Charts and diagrams as code

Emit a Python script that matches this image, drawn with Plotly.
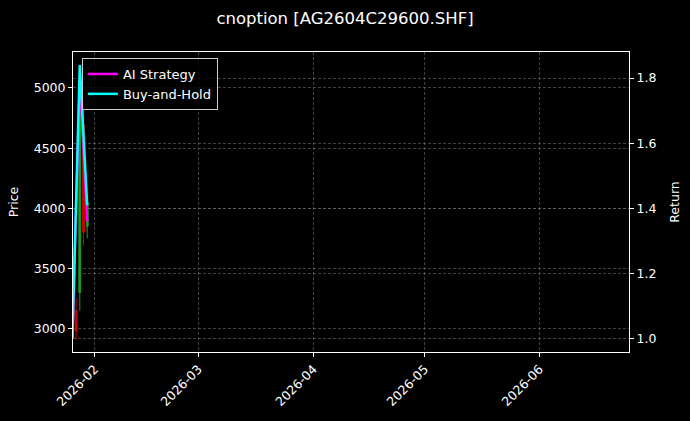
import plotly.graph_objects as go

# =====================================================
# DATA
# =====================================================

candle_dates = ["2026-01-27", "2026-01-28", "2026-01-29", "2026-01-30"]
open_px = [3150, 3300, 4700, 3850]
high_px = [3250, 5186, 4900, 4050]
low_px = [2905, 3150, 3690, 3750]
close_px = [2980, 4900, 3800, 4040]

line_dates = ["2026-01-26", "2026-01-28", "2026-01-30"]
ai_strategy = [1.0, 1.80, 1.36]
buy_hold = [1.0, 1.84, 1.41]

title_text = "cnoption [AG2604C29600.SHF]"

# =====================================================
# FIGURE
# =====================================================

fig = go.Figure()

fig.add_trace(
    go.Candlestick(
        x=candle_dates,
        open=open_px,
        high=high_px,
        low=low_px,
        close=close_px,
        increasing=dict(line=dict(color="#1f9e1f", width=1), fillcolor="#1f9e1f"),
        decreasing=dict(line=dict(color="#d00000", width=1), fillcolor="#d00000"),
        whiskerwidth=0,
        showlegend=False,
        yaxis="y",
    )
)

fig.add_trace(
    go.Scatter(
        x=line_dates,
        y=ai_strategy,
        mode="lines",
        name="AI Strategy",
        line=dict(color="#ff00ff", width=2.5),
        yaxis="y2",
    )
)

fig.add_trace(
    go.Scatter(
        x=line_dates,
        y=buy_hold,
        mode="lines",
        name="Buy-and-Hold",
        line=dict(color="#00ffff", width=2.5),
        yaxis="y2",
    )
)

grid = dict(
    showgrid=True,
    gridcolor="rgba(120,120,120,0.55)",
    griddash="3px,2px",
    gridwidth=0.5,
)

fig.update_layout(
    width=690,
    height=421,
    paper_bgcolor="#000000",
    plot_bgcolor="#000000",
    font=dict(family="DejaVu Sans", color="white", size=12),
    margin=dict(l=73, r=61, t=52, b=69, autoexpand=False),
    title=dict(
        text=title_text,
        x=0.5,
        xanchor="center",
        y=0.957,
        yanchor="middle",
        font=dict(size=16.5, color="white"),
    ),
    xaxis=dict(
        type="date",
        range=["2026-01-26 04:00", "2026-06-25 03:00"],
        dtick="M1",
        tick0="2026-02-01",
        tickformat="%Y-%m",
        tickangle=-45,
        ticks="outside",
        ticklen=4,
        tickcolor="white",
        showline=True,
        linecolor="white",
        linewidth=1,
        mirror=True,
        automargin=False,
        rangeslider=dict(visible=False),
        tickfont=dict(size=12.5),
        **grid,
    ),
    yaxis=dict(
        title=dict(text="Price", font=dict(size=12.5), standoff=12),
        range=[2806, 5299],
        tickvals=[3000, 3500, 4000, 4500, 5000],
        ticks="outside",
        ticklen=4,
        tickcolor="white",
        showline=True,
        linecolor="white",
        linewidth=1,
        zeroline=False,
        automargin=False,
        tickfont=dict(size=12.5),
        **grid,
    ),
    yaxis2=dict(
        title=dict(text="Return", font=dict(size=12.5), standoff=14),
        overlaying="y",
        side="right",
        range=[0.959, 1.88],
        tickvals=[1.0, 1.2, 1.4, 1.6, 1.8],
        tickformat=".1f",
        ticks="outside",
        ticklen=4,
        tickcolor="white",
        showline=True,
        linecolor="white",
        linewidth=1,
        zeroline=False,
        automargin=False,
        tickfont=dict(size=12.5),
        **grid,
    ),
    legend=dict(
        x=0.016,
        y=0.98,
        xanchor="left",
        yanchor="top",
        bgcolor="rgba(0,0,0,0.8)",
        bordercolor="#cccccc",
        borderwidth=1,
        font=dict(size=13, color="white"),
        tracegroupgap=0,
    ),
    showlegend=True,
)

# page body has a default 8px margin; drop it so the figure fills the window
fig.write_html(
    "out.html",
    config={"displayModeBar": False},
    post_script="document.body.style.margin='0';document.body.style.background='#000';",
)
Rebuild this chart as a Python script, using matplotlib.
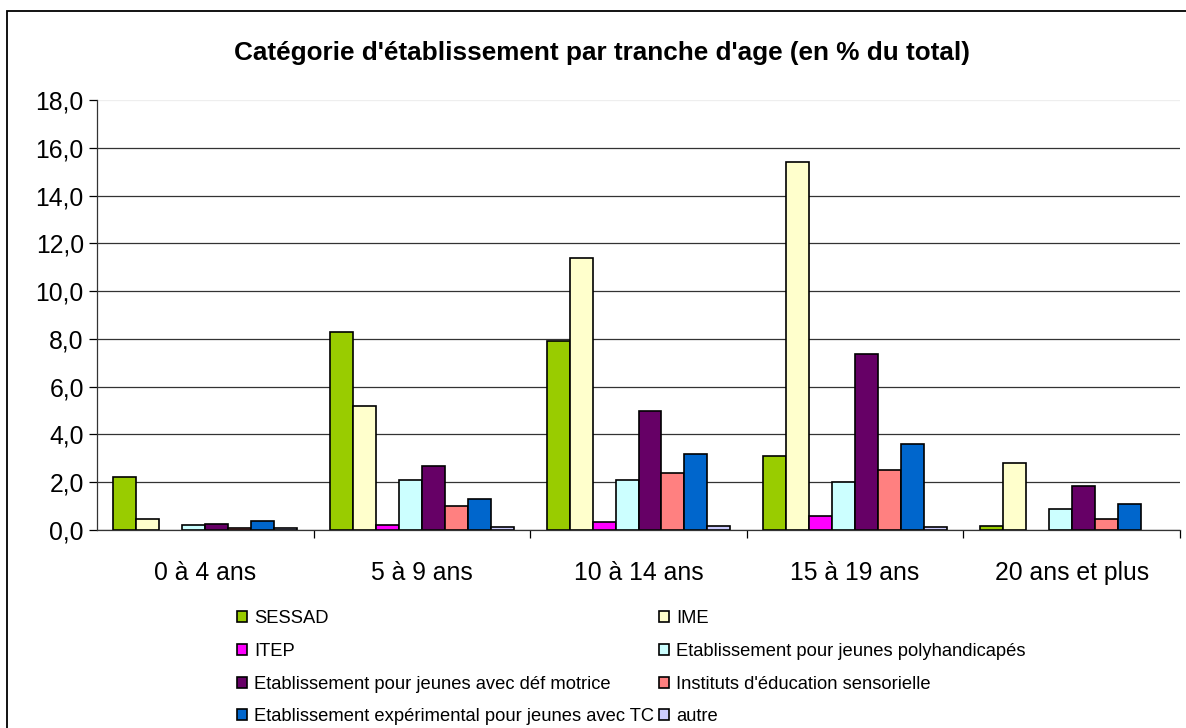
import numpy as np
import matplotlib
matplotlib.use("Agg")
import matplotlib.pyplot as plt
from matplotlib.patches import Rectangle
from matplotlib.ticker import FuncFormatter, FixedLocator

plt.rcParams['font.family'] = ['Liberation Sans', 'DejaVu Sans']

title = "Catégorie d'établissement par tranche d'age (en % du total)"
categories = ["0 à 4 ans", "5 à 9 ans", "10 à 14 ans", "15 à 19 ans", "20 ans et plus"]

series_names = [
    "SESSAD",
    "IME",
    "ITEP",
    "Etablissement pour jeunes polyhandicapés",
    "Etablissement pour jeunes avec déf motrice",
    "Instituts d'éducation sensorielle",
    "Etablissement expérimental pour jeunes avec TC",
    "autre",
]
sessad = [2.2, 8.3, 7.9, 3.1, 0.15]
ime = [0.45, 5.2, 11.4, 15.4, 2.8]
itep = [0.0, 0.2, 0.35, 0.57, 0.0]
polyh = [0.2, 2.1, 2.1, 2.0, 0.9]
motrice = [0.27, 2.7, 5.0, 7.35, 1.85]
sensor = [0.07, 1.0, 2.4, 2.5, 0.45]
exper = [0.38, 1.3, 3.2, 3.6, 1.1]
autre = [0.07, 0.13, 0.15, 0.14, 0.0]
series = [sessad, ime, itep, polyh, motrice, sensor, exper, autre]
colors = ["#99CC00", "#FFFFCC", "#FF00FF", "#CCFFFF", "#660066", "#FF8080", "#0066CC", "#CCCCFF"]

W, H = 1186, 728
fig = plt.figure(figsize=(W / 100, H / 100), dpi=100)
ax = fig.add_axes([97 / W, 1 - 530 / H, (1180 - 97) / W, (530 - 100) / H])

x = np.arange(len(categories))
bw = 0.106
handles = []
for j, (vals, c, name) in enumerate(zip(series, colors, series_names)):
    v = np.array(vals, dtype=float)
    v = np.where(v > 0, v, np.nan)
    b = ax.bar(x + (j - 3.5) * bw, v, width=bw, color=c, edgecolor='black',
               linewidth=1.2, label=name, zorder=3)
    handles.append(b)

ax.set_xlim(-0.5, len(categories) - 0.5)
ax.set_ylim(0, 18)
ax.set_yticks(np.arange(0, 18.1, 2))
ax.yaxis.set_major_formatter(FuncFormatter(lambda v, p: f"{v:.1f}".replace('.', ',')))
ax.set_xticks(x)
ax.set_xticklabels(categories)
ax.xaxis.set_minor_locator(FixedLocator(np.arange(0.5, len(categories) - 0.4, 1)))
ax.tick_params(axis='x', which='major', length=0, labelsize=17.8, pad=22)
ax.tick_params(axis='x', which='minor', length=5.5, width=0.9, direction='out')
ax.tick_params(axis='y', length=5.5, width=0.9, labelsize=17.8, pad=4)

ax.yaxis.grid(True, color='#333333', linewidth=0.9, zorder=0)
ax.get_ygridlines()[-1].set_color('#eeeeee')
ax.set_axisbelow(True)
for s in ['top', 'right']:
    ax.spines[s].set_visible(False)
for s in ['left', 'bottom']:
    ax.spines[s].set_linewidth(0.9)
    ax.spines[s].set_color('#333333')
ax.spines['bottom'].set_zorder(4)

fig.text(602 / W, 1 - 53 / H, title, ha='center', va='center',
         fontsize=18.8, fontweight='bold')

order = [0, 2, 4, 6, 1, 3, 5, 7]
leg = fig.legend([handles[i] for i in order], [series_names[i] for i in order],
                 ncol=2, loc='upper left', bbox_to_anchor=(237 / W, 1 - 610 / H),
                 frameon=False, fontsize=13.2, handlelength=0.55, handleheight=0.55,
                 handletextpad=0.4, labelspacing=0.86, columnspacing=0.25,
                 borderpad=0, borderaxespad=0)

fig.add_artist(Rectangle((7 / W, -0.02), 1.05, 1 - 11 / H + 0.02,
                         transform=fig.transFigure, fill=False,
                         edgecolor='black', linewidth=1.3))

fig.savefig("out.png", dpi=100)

▶ **Prompt**
Take the lines from the start of the material to the line with "fig = go.Figure()", both included, and transcribe them exactly without the pictures.

▶ **Exercise solution**
Emit a Python script that matches this image, drawn with Plotly.
import plotly.graph_objects as go

# =====================================================
# DATA
# =====================================================

candle_dates = ["2026-01-27", "2026-01-28", "2026-01-29", "2026-01-30"]
open_px = [3150, 3300, 4700, 3850]
high_px = [3250, 5186, 4900, 4050]
low_px = [2905, 3150, 3690, 3750]
close_px = [2980, 4900, 3800, 4040]

line_dates = ["2026-01-26", "2026-01-28", "2026-01-30"]
ai_strategy = [1.0, 1.80, 1.36]
buy_hold = [1.0, 1.84, 1.41]

title_text = "cnoption [AG2604C29600.SHF]"

# =====================================================
# FIGURE
# =====================================================

fig = go.Figure()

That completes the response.